Change the rules slowly, and nothing jumps
So far every method on this rung dealt with a system whose setup was fixed. But what if the setup itself changes over time — you slowly turn up a magnetic field, or gently squeeze a box the particle lives in? The adiabatic theorem gives a strikingly clean answer to one important case: if you change things slowly enough, a system that started in a particular energy state will stay in the corresponding energy state throughout, simply riding along as that state smoothly deforms.
An everyday image captures it well. Carry a brimful glass of water across the room. Walk slowly and smoothly, and the surface stays flat — the water rides along undisturbed. Jolt it, lurch, or stop suddenly, and it sloshes and spills. The adiabatic theorem is the quantum version of "walk slowly and nothing sloshes": go gently enough, and the system never gets jostled into a different energy state.
Slow compared to what?
"Slowly enough" needs a yardstick, or the idea is empty. The honest measure is this: the change must be slow compared to the system's own internal pace, which is set by how far apart its energy levels are. Widely spaced levels mean a fast internal clock, and the system can tolerate a fairly brisk change while still keeping up. Levels that crowd close together mean a sluggish clock, and even a modest change can look abruptly fast to the system — risking a jump.
The opposite extreme: sudden change
It is illuminating to look at the exact opposite, because the two extremes are easy and the messy middle is hard. The sudden approximation handles a change that happens so fast the system has no time to react at all. Here the wavefunction is caught frozen: it keeps exactly the shape it had an instant before, but now finds itself living under new rules. Because that frozen shape is generally *not* a clean state of the new setup, the system ends up smeared across several of the new energy states.
So the two clean limits are mirror images. Change things infinitely slowly and the *state* faithfully tracks along, always remaining the n-th energy state. Change things instantaneously and the *shape* is what stays fixed, while the state gets scattered. Real changes live somewhere between these poles — which is exactly why the two simple extremes are so useful as bookends for thinking about any process.
Where slowness pays off
This is not abstract bookkeeping; gentleness is a tool engineers reach for. To prepare a delicate quantum system in a hard-to-reach state, you can start it in an easy-to-reach state of a *simple* setup, then slowly morph the setup into the complicated one you actually want. If you go slowly enough, the adiabatic theorem promises the system will be carried along, arriving in the matching state of the hard problem.
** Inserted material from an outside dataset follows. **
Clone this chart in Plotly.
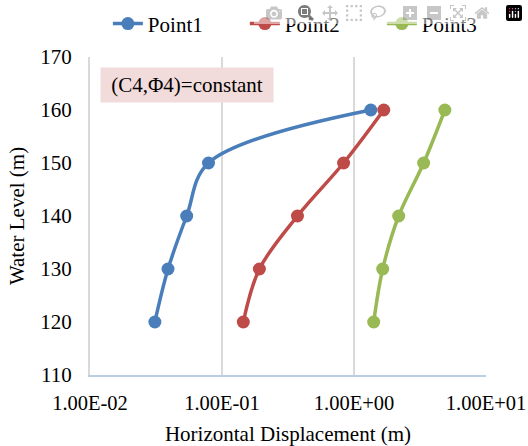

This is the core idea behind adiabatic quantum computing and many state-preparation tricks in the lab.
There is a final, lovely subtlety worth a mention. Even though the system faithfully stays in its energy state, taking it slowly around a closed loop of changes and back to the start can leave behind a quiet, geometric souvenir — an extra twist in the wave's phase that depends only on the *path* you took, not on how slowly you took it. Discovered surprisingly late, this Berry phase showed that even the dull-sounding limit of "just go slow" hides genuine depth. With this, the toolkit of approximation methods is complete — and you have seen how physicists turn an unsolvable theory into the most accurate predictions in science.